Proper Coverage for Your Jewelry



Many people overlook the need to properly insure their expensive jewelry, believing that it is automatically covered by their homeowner’s policy. While homeowner’s policies do cover jewelry, this insurance usually is subject to a much lower limit than the overall contents coverage. This is called a “sublimit,” and a typical sublimit is $1,500 for loss by theft of jewelry, watches, and precious and semiprecious stones. If your jewelry is worth more than the sublimit in your homeowner’s policy, you should consider purchasing specific insurance to cover it. The following is a good process to follow.

       Arrange an appointment with your agent to review your jewelry coverage. Bring as much information about your jewelry portfolio as possible, including any appraisals.

       If you have not had your high-valued jewelry appraised within the last 3 years, consider obtaining an appraisal from a reputable jeweler. Insurance companies often require an appraisal from a graduate of the Gemological Institute of America (GIA) on more expensive jewelry. The Institute’s G.G., G.J., or A.J.P. designations at the end of an individual’s name indicate that the jeweler has achieved a high level of professionalism with an education backed by a respected nonprofit organization.

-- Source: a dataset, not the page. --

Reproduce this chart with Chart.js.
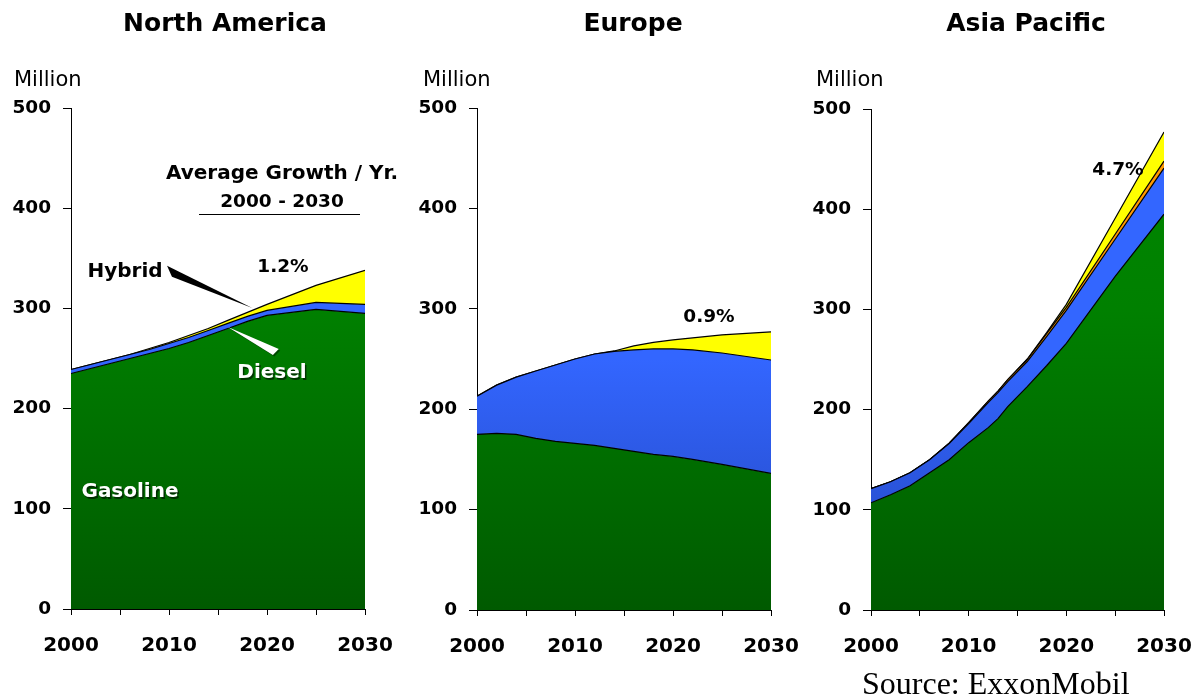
<!DOCTYPE html>
<html>
<head>
<meta charset="utf-8">
<script src="https://cdn.jsdelivr.net/npm/chart.js@4.4.0/dist/chart.umd.min.js"></script>
<style>
  body { margin: 0; width: 1204px; height: 697px; background: #fff; position: relative; overflow: hidden; font-family: "DejaVu Sans", sans-serif; }
  canvas { position: absolute; top: 0; }
  .lbl { position: absolute; transform: translate(-50%, -50%); white-space: nowrap; font-weight: bold; color: #000; }
  .title { font-size: 25px; }
  .unit { position: absolute; font-size: 21px; transform: translateY(-50%); white-space: nowrap; }
  .note { font-size: 18.5px; }
  .big { font-size: 20px; }
  .white { color: #fff; font-size: 20px; text-shadow: 1.5px 1.5px 0 rgba(0,0,0,0.55); }
  .source { position: absolute; font-family: "Liberation Serif", serif; font-size: 32px; white-space: nowrap; transform: translateY(-50%); }
</style>
</head>
<body>
<canvas id="naChart" width="400" height="697" style="left:0px"></canvas>
<canvas id="euChart" width="400" height="697" style="left:400px"></canvas>
<canvas id="apChart" width="404" height="697" style="left:800px"></canvas>

<div class="lbl title" style="left:225px; top:22px">North America</div>
<div class="lbl title" style="left:633px; top:22px">Europe</div>
<div class="lbl title" style="left:1026px; top:22px">Asia Pacific</div>

<div class="unit" style="left:14px; top:79px">Million</div>
<div class="unit" style="left:423px; top:79px">Million</div>
<div class="unit" style="left:816px; top:79px">Million</div>

<div class="lbl big" style="left:282px; top:172px">Average Growth / Yr.</div>
<div class="lbl note" style="left:282px; top:200px">2000 - 2030</div>
<div style="position:absolute; left:199px; top:214px; width:161px; height:1px; background:#000"></div>
<div class="lbl note" style="left:283px; top:265px">1.2%</div>
<div class="lbl big" style="left:125px; top:270px">Hybrid</div>
<div class="lbl white" style="left:272px; top:371px">Diesel</div>
<div class="lbl white" style="left:130px; top:490px">Gasoline</div>
<div class="lbl note" style="left:709px; top:315px">0.9%</div>
<div class="lbl note" style="left:1118px; top:168px">4.7%</div>

<div class="source" style="left:862px; top:683px">Source: ExxonMobil</div>

<script>
// North America (million vehicles)
const naYears    = [2000, 2002, 2004, 2006, 2008, 2010, 2012, 2014, 2016, 2018, 2020, 2025, 2030];
const naGasoline = [235, 240, 245, 250, 255, 260, 266, 273, 280, 287, 293, 299, 295];
const naDiesel   = [4, 4, 4, 4, 4, 5, 5, 5, 5, 5, 5, 7, 9];
const naHybrid   = [0, 0, 0, 0, 1, 1, 2, 2, 3, 4, 6, 17, 34];

// Europe
const euYears    = [2000, 2002, 2004, 2006, 2008, 2010, 2012, 2014, 2016, 2018, 2020, 2022, 2025, 2030];
const euGasoline = [175, 176, 175, 171, 168, 166, 164, 161, 158, 155, 153, 150, 145, 136];
const euDiesel   = [38, 48, 57, 67, 76, 84, 91, 96.5, 101, 105, 107, 109, 111, 113];
const euHybrid   = [0, 0, 0, 0, 0, 0, 0, 0.5, 4, 6.5, 9, 12, 18, 28];

// Asia Pacific
const apYears    = [2000, 2002, 2004, 2006, 2008, 2010, 2012, 2013, 2014, 2016, 2018, 2020, 2025, 2030];
const apGasoline = [107, 115, 124, 137, 150, 167, 182, 191, 203, 223, 244, 266, 333, 395];
const apDiesel   = [14, 13, 13, 13, 16, 19, 25, 26, 25, 25, 29, 33, 37, 46];
const apOther    = [0, 0, 0, 0, 0.5, 1, 1.5, 1.5, 2, 2, 3, 3, 5, 7];
const apHybrid   = [0, 0, 0, 0, 0, 0, 0, 0, 0, 0.5, 1, 3, 16, 29];

const yTicks = [0, 100, 200, 300, 400, 500];
const xLabelYears = [2000, 2010, 2020, 2030];

// callout wedges in data units (year, million)
const hybridPointer = [[2009.8, 342.5], [2010.3, 331.5], [2018.5, 300.5]];
const dieselPointer = [[2016.0, 281.5], [2021.2, 259.5], [2020.6, 253.5]];

function vertGradient(stops) {
    return function(context) {
        let chart = context.chart;
        let area = chart.chartArea;
        if (!area) return stops[0][1];
        let g = chart.ctx.createLinearGradient(0, area.top, 0, area.bottom);
        stops.forEach(function(s) { g.addColorStop(s[0], s[1]); });
        return g;
    };
}

const greenFill  = vertGradient([[0, '#008800'], [0.4, '#008000'], [1, '#005a00']]);
const blueFill   = vertGradient([[0, '#3366ff'], [0.5, '#3366ff'], [1, '#2244bb']]);
const yellowFill = '#ffff00';
const orangeFill = '#ff9900';

function toPoints(years, values) {
    return years.map(function(y, i) { return { x: y, y: values[i] }; });
}

function layer(label, years, values, fill, first) {
    return {
        label: label,
        data: toPoints(years, values),
        backgroundColor: fill,
        borderColor: '#000',
        borderWidth: 1.2,
        pointRadius: 0,
        tension: 0,
        fill: first ? 'origin' : '-1'
    };
}

function makeChart(id, datasets, box, extraPlugins) {
    let ctx = document.getElementById(id).getContext('2d');
    return new Chart(ctx, {
        type: 'line',
        data: { datasets: datasets },
        options: {
            responsive: false,
            animation: false,
            devicePixelRatio: 1,
            layout: { padding: { top: box.top, right: box.right, left: 0, bottom: 0 } },
            plugins: { legend: { display: false }, tooltip: { enabled: false }, title: { display: false } },
            scales: {
                x: {
                    type: 'linear',
                    min: 2000,
                    max: 2030,
                    grid: { display: true, drawOnChartArea: false, drawTicks: true, tickLength: 6, color: '#000' },
                    border: { display: true, color: '#000', width: 1 },
                    ticks: {
                        stepSize: 5,
                        padding: 19,
                        maxRotation: 0,
                        autoSkip: false,
                        color: '#000',
                        font: { family: 'DejaVu Sans', weight: 'bold', size: 20 },
                        callback: function(v) { return xLabelYears.indexOf(v) >= 0 ? String(v) : ''; }
                    },
                    afterFit: function(scale) {
                        scale.height = box.xh;
                        scale.paddingLeft = 0;
                        scale.paddingRight = 0;
                    }
                },
                y: {
                    stacked: true,
                    min: 0,
                    max: 500,
                    grid: { display: true, drawOnChartArea: false, drawTicks: true, tickLength: 8, color: '#000' },
                    border: { display: true, color: '#000', width: 1 },
                    afterBuildTicks: function(scale) {
                        scale.ticks = yTicks.map(function(v) { return { value: v }; });
                    },
                    ticks: {
                        padding: box.yp,
                        color: '#000',
                        font: { family: 'DejaVu Sans', weight: 'bold', size: 18.5 }
                    },
                    afterFit: function(scale) {
                        scale.width = box.yw;
                        scale.paddingTop = 0;
                        scale.paddingBottom = 0;
                    }
                }
            }
        },
        plugins: extraPlugins || []
    });
}

function drawWedge(chart, pts, fill, shadow) {
    let xs = chart.scales.x, ys = chart.scales.y, c = chart.ctx;
    let px = pts.map(function(p) { return [xs.getPixelForValue(p[0]), ys.getPixelForValue(p[1])]; });
    c.save();
    if (shadow) {
        c.fillStyle = shadow;
        c.beginPath();
        px.forEach(function(p, i) { if (i === 0) c.moveTo(p[0] + 1.5, p[1] + 1.5); else c.lineTo(p[0] + 1.5, p[1] + 1.5); });
        c.closePath();
        c.fill();
    }
    c.fillStyle = fill;
    c.beginPath();
    px.forEach(function(p, i) { if (i === 0) c.moveTo(p[0], p[1]); else c.lineTo(p[0], p[1]); });
    c.closePath();
    c.fill();
    c.restore();
}

const calloutPlugin = {
    id: 'callouts',
    afterDatasetsDraw: function(chart) {
        drawWedge(chart, hybridPointer, '#000', null);
        drawWedge(chart, dieselPointer, '#fff', 'rgba(0,0,0,0.4)');
    }
};

makeChart('naChart', [
    layer('Gasoline', naYears, naGasoline, greenFill, true),
    layer('Diesel', naYears, naDiesel, blueFill, false),
    layer('Hybrid', naYears, naHybrid, yellowFill, false)
], { top: 108, right: 35, yw: 71, yp: 12, xh: 88 }, [calloutPlugin]);

makeChart('euChart', [
    layer('Gasoline', euYears, euGasoline, greenFill, true),
    layer('Diesel', euYears, euDiesel, blueFill, false),
    layer('Hybrid', euYears, euHybrid, yellowFill, false)
], { top: 108, right: 29, yw: 77, yp: 12, xh: 87 });

makeChart('apChart', [
    layer('Gasoline', apYears, apGasoline, greenFill, true),
    layer('Diesel', apYears, apDiesel, blueFill, false),
    layer('Other', apYears, apOther, orangeFill, false),
    layer('Hybrid', apYears, apHybrid, yellowFill, false)
], { top: 109, right: 40, yw: 71, yp: 12, xh: 87 });
</script>
</body>
</html>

       Make sure the appraisal has a description of the diamond’s four C’s—(a) carat, (b) cut, (c) clarity, and (d) color. The “carat” refers to the weight of the diamond. The quality of the “cut” of the diamond results from the way light enters the stone and is reflected back. “Cut” is also used to refer to the diamond’s shape, such as round or pear-shaped. The “clarity” refers to the prevalence of minor spots, lines, bubbles, or other natural imperfections within the diamond. The “color” denotes the tint a diamond may possess. Remember that the better the appraisal, the fewer problems you will encounter with the insurer if you ever have to make a claim.

       Purchase inland marine coverage that can be added via an endorsement onto your homeowner’s policy. This endorsement (also available as a separate policy) provides much broader coverage than the limited protection found on the unendorsed homeowner’s policy.

       Consider keeping any valuable jewelry you rarely wear in a safety deposit box at your bank.

       Review your jewelry protection with your agent at least every 2 years or whenever you sell or purchase high-value jewelry.